Kelompok radikal-teroris selalu mengklaim aksi kekerasan yang mereka lakukan sebagai bagian dari menjaga sakralitas dan kemurnian ajaran Islam. Kelindan antara konservatisme dan puritanisme inilah yang membuat gerakan terorisme terus mengalami reinkarnasi. Hari ini mati, besok lahir kembali. Begitu seterusnya.

Apalagi di era digital seperti sekarang, ketika individu bisa terpapar paham radikal melalui media sosial. Inilah yang populer disebut dengan istilah self-radicalization alias swa-radikalisasi.
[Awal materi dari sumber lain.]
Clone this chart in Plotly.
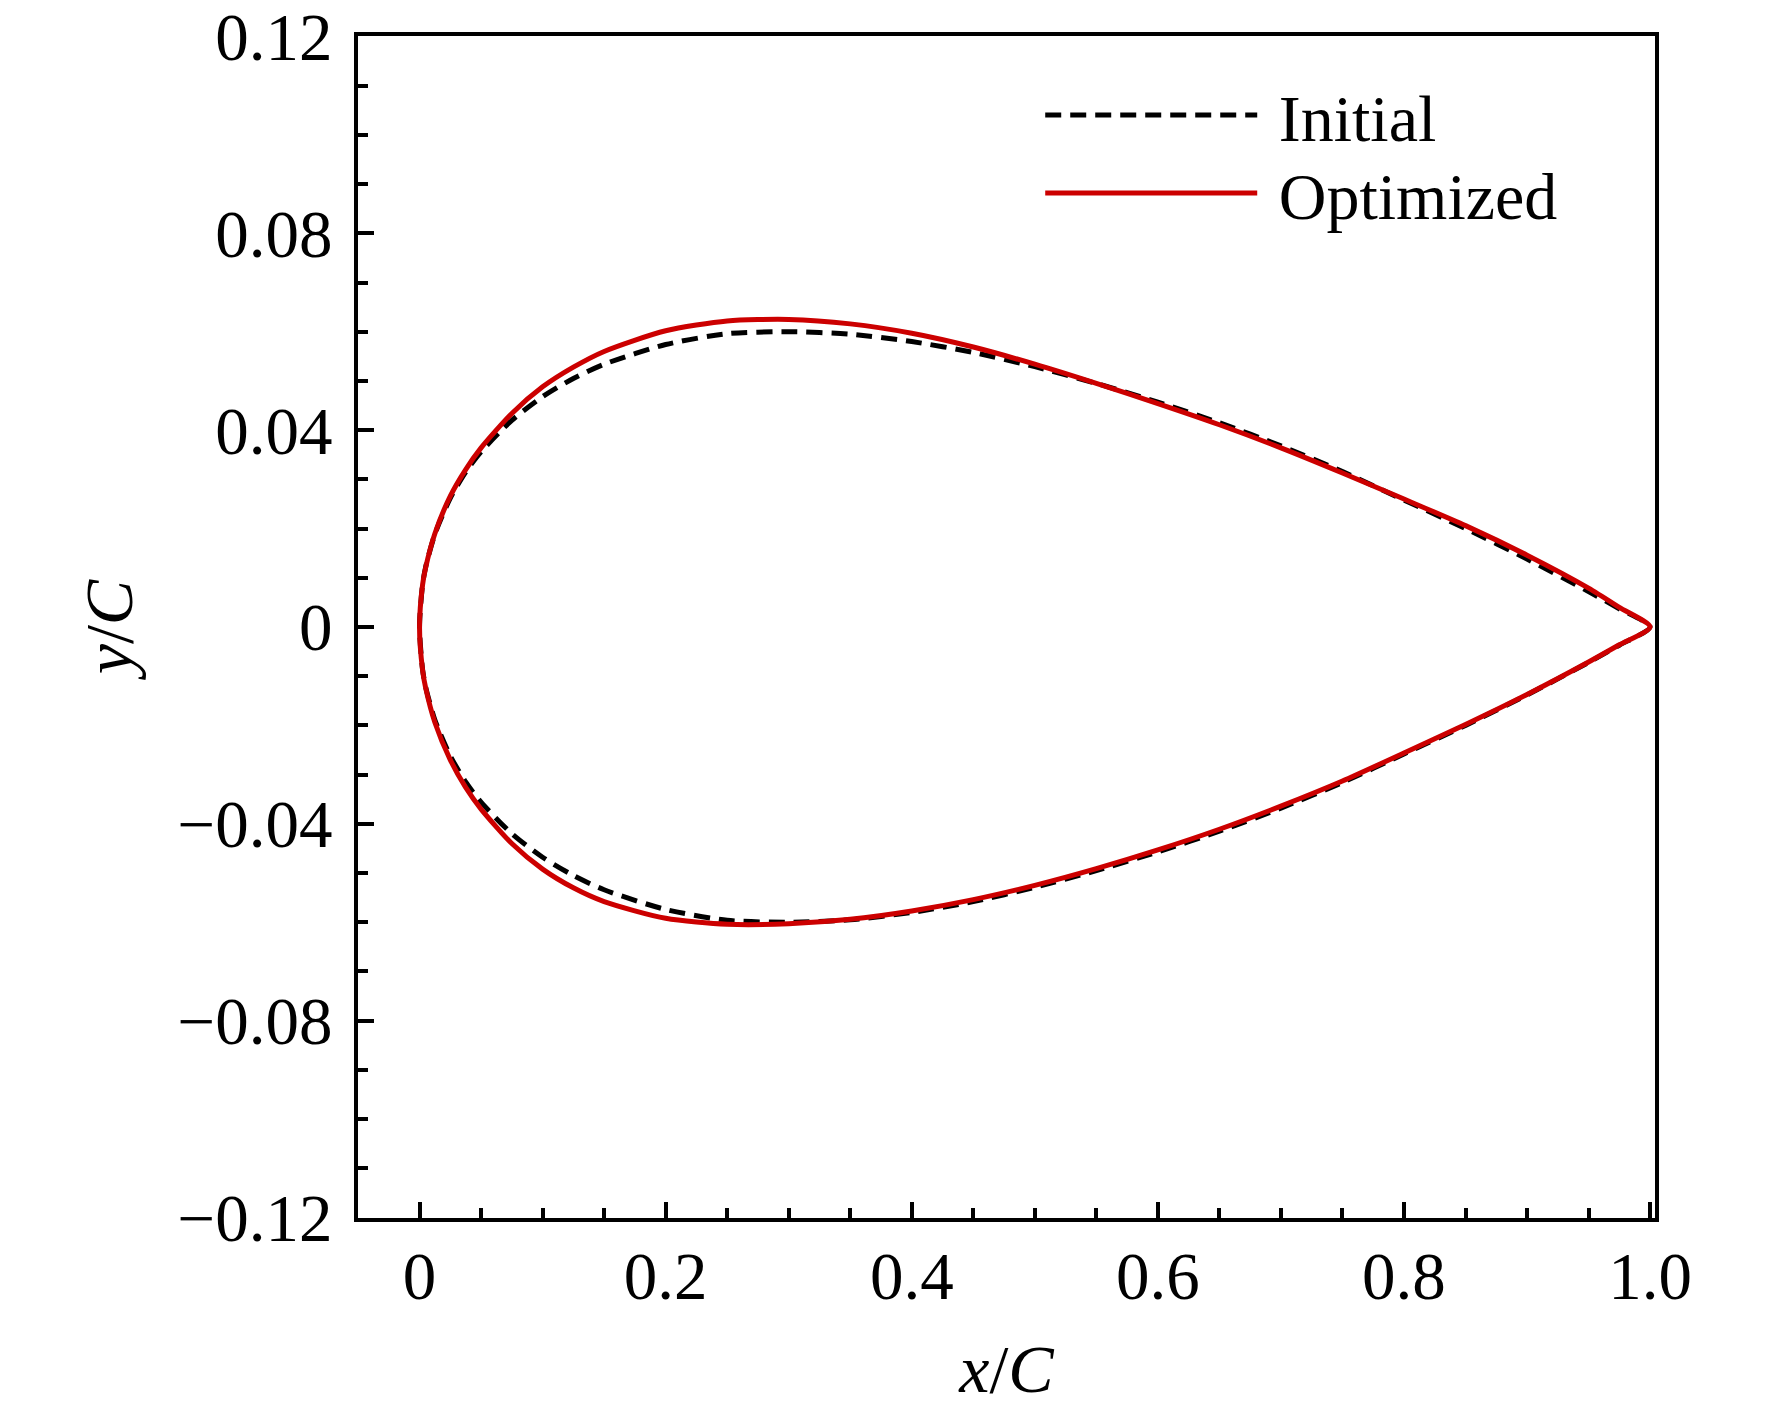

Fenomena swa-radikalisasi terjadi lantaran banyak anak muda mengalami peningkatan ghiroh keagamaan, namun sayangnya tidak dibarengi dengan pengetahuan yang mumpuni tentang agama itu sendiri.

Alhasil, banyak anak muda hari ini belajar agama secara instan melalui kajian-kajian ustad di media sosial. Tanpa memahami bahwa materi kajian itu sebenarnya mengarah pada konservatisme bahkan ekstremisme. Ghiroh beragama tanpa diimbangi dengan literasi keagamaan yang mumpuni adalah celah bagi masuknya ideologi radikal di kalangan anak muda.

Maka, yang wajib kita lakukan sebenarnya adalah mengelola agar ghiroh keberagamaan di kalangan kaum muda itu tidak mengarah pada radikalisme dan ekstremisme. Lantas, bagaimana caranya? Pertama, kita harus menumbuhkan critical thinking di kalangan generasi Z. Terutama dalam mempelajari agama. Sikap kritis inilah yang akan menghindarkan mereka dari sikap taklid buta terhadap paham atau ajaran tertentu.

Sikap kritis akan mendorong anak muda untuk senantiasa berdialektika dan menemukan kebenaran dengan jalan diskursif, bukan dogmatik. Langkah kedua adalah membangun kesadaran di kalangan generasi Z bahwa mempelajari agama tidak bisa dilakukan secara instan, melainkan bertahap dan bertumpu pada aspek historisitas keilmuan (sanad) yang jelas dan ketat.

Kesadaran akan pentingnya sanad keilmuan ini menjadi penting agar generasi Z yang tengah mengalami euforia belajar agama itu tidak salah memilih guru. Ada pepatah dalam tradisi sufistik yang mengatakan bahwa jika kita salah memilih guru, maka kita bisa terjerumus ke neraka bersama setan. Pepatah itu kiranya wajib dipahami oleh para gen Z yang tengah semangat belajar agama.

Terakhir, namun tidah kalah pentingnya adalah peran orang tua, guru/lembaga pendidikan, para tokoh agama dan organiasi keagamaan untuk terus menanamkan spirit moderasi beragama di kalangan anak muda. Moderasi beragama adalah benteng terakhir yang akan menyelamatkan generasi bangsa dari infiltrasi paham radikal.